In April 2004, Smucker introduced "Crisco Zero Grams Trans Fat Per Serving All-Vegetable Shortening," which contained fully hydrogenated palm oil blended with liquid vegetable oils to yield a shortening much like the original Crisco. From January 24, 2007, all Crisco shortening products were reformulated to contain less than one gram of trans fat per serving; the separately marketed trans-fat free version introduced in 2004 was consequently discontinued. As of 2010[update], Crisco consists of a blend of soybean oil, fully hydrogenated cottonseed oil, and partially hydrogenated soybean and cottonseed oils. According to the product information label, one 12 g serving of Crisco contains 3 g of saturated fat, 0 g of trans fat, 6 g of polyunsaturated fat, and 2.5 g of monounsaturated fat. It is claimed that this reformulated Crisco has the same cooking properties and flavor as the original version of the product.
According to the FDA, "Food manufacturers are allowed to list amounts of trans fat with less than 0.5 gram (1/2 g) per serving as 0 (zero) on the Nutrition Facts panel."

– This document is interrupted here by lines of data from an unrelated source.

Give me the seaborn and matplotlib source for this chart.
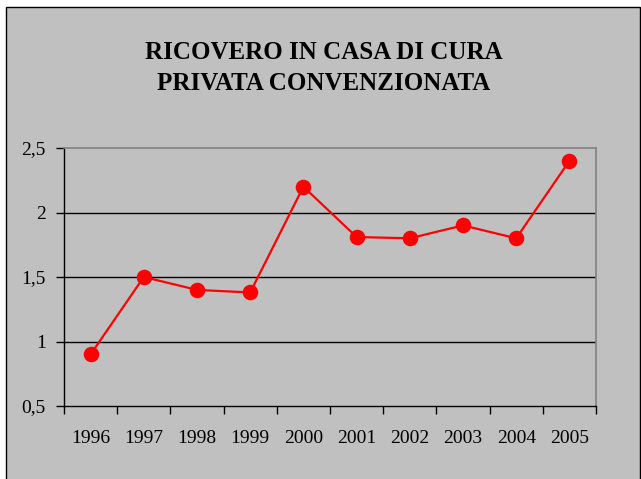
import matplotlib
matplotlib.use("Agg")
import matplotlib.pyplot as plt
import matplotlib.patches as patches
from matplotlib.ticker import FixedLocator, FuncFormatter
import pandas as pd
import seaborn as sns

# === DATA ===
anni = ["1996", "1997", "1998", "1999", "2000", "2001", "2002", "2003", "2004", "2005"]
valori = [0.90, 1.50, 1.40, 1.38, 2.20, 1.81, 1.80, 1.90, 1.80, 2.40]
y_ticks = [0.5, 1.0, 1.5, 2.0, 2.5]
titolo = "RICOVERO IN CASA DI CURA\nPRIVATA CONVENZIONATA"

df = pd.DataFrame({"anno": anni, "valore": valori})

# === STYLE ===
sns.set_style("white")
plt.rcParams["font.family"] = ["Liberation Serif", "DejaVu Serif"]
plt.rcParams["text.color"] = "black"
plt.rcParams["xtick.color"] = "black"
plt.rcParams["ytick.color"] = "black"
GRAY = "#C0C0C0"

fig = plt.figure(figsize=(6.41, 4.79), dpi=100, facecolor="white")

# gray chart area with thin black frame
W, H = 641, 479
frame = patches.Rectangle((5.5 / W, -0.01), 634 / W, (H - 6.5) / H + 0.01,
                          transform=fig.transFigure, facecolor=GRAY,
                          edgecolor="black", linewidth=1.0, zorder=-10)
fig.patches.append(frame)

ax = fig.add_axes([64 / W, 1 - 406 / H, 532 / W, 258 / H])
ax.set_facecolor(GRAY)

sns.pointplot(data=df, x="anno", y="valore", color="#FF0000", markers="o",
              markersize=10, linewidth=1.6, ax=ax, zorder=3)

# === AXES ===
ax.set_xlim(-0.5, len(anni) - 0.5)
ax.set_ylim(0.5, 2.5)
ax.set_xlabel("")
ax.set_ylabel("")

ax.yaxis.set_major_locator(FixedLocator(y_ticks))
ax.yaxis.set_major_formatter(FuncFormatter(lambda v, p: f"{v:g}".replace(".", ",")))
for v in y_ticks[1:-1]:
    ax.axhline(v, color="black", linewidth=1.0, zorder=1)

# category labels centred, tick marks between categories
ax.set_xticks(range(len(anni)))
ax.set_xticklabels(anni)
ax.set_xticks([i - 0.5 for i in range(len(anni) + 1)], minor=True)
ax.tick_params(axis="x", which="major", length=0, pad=17, labelsize=14, colors="black")
ax.tick_params(axis="x", which="minor", length=6, width=1, direction="out", color="black", bottom=True)
ax.tick_params(axis="y", which="major", length=6, width=1, direction="out", pad=7,
               labelsize=14, color="black", left=True)

for s in ["left", "bottom"]:
    ax.spines[s].set_color("black")
    ax.spines[s].set_linewidth(1.0)
for s in ["top", "right"]:
    ax.spines[s].set_color("#808080")
    ax.spines[s].set_linewidth(1.2)

fig.text(324 / W, 1 - 68 / H, titolo, ha="center", va="center", fontsize=18,
         fontweight="bold", linespacing=1.4, color="black")

plt.savefig("out.png", dpi=100, facecolor="white")
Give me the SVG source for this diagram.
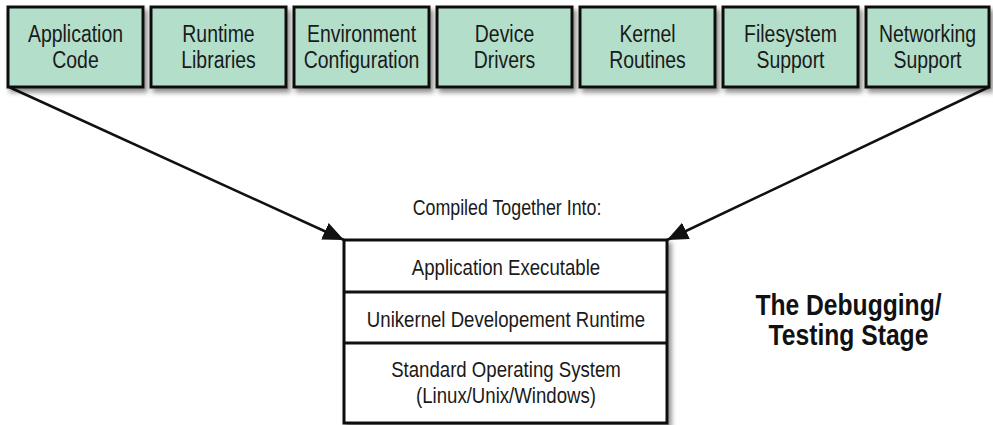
<svg xmlns="http://www.w3.org/2000/svg" width="993" height="425" viewBox="0 0 993 425">
<style>
.box{fill:#b3dfca;stroke:#111;stroke-width:3;filter:url(#sh)}
.wbox{fill:#fff;stroke:#111;stroke-width:3;filter:url(#sh)}
.t{font-family:"Liberation Sans",Arial,sans-serif;font-size:24px;fill:#1a1a1a;text-anchor:middle}
.s{font-family:"Liberation Sans",Arial,sans-serif;font-size:23px;fill:#1a1a1a;text-anchor:middle}
.k{font-family:"Liberation Sans",Arial,sans-serif;font-size:22px;fill:#1a1a1a;text-anchor:middle}
.b{font-family:"Liberation Sans",Arial,sans-serif;font-size:29px;font-weight:bold;fill:#111;text-anchor:middle}
.c{stroke:#111;stroke-width:2.5;fill:none;marker-end:url(#ah)}
</style>
<defs>
<filter id="sh" x="-10%" y="-10%" width="130%" height="140%">
<feDropShadow dx="3" dy="4" stdDeviation="2.5" flood-color="#000" flood-opacity="0.45"/>
</filter>
<marker id="ah" markerUnits="userSpaceOnUse" markerWidth="24" markerHeight="20" refX="21" refY="9" orient="auto">
<path d="M0,0 L21,9 L0,18 Z" fill="#111"/>
</marker>
</defs>
<rect width="993" height="425" fill="#fff"/>
<g id="connectors">
<line class="c" x1="9" y1="87" x2="344" y2="240"/>
<line class="c" x1="989" y1="87" x2="667" y2="240"/>
</g>
<g id="app-code"><rect class="box" x="8" y="7" width="135" height="80"/><g transform="scale(0.81 1)"><text class="t" x="93.21" y="42">Application</text><text class="t" x="93.21" y="68">Code</text></g></g>
<g id="runtime-libs"><rect class="box" x="151" y="7" width="135" height="80"/><g transform="scale(0.81 1)"><text class="t" x="269.75" y="42">Runtime</text><text class="t" x="269.75" y="68">Libraries</text></g></g>
<g id="env-config"><rect class="box" x="294" y="7" width="135" height="80"/><g transform="scale(0.81 1)"><text class="t" x="446.30" y="42">Environment</text><text class="t" x="446.30" y="68">Configuration</text></g></g>
<g id="device-drivers"><rect class="box" x="437" y="7" width="135" height="80"/><g transform="scale(0.81 1)"><text class="t" x="622.84" y="42">Device</text><text class="t" x="622.84" y="68">Drivers</text></g></g>
<g id="kernel-routines"><rect class="box" x="580" y="7" width="135" height="80"/><g transform="scale(0.81 1)"><text class="t" x="799.38" y="42">Kernel</text><text class="t" x="799.38" y="68">Routines</text></g></g>
<g id="filesystem"><rect class="box" x="723" y="7" width="135" height="80"/><g transform="scale(0.81 1)"><text class="t" x="975.93" y="42">Filesystem</text><text class="t" x="975.93" y="68">Support</text></g></g>
<g id="networking"><rect class="box" x="866" y="7" width="123" height="80"/><g transform="scale(0.81 1)"><text class="t" x="1145.06" y="42">Networking</text><text class="t" x="1145.06" y="68">Support</text></g></g>
<g id="compiled-label"><g transform="scale(0.81 1)"><text class="k" x="625.93" y="215">Compiled Together Into:</text></g></g>
<g id="stack">
<rect class="wbox" x="344" y="240" width="323" height="183"/>
<line x1="344" y1="292" x2="667" y2="292" stroke="#111" stroke-width="3"/>
<line x1="344" y1="343" x2="667" y2="343" stroke="#111" stroke-width="3"/>
<g transform="scale(0.81 1)">
<text class="s" x="624.69" y="275">Application Executable</text>
<text class="s" x="624.69" y="327">Unikernel Developement Runtime</text>
<text class="s" x="624.69" y="377">Standard Operating System</text>
<text class="s" x="624.69" y="403">(Linux/Unix/Windows)</text>
</g>
</g>
<g id="stage-label">
<g transform="scale(0.85 1)">
<text class="b" x="998.24" y="315">The Debugging/</text>
<text class="b" x="998.24" y="345">Testing Stage</text>
</g>
</g>
</svg>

The process of hydrogenation adds hydrogen atoms to unsaturated fats, eliminating double bonds and making them into partially or completely saturated fats. However, partial hydrogenation, if it is chemical rather than enzymatic, converts a part of cis-isomers into trans-unsaturated fats instead of hydrogenating them completely. Trans fats also occur naturally in a limited number of cases: Vaccenyl and conjugated linoleyl (CLA) containing trans fats occur naturally in trace amounts in meat and dairy products from ruminants, although the latter also constitutes a cis fat.
According this this, I would say that the world hydrogenated and trans fats are NOT the same.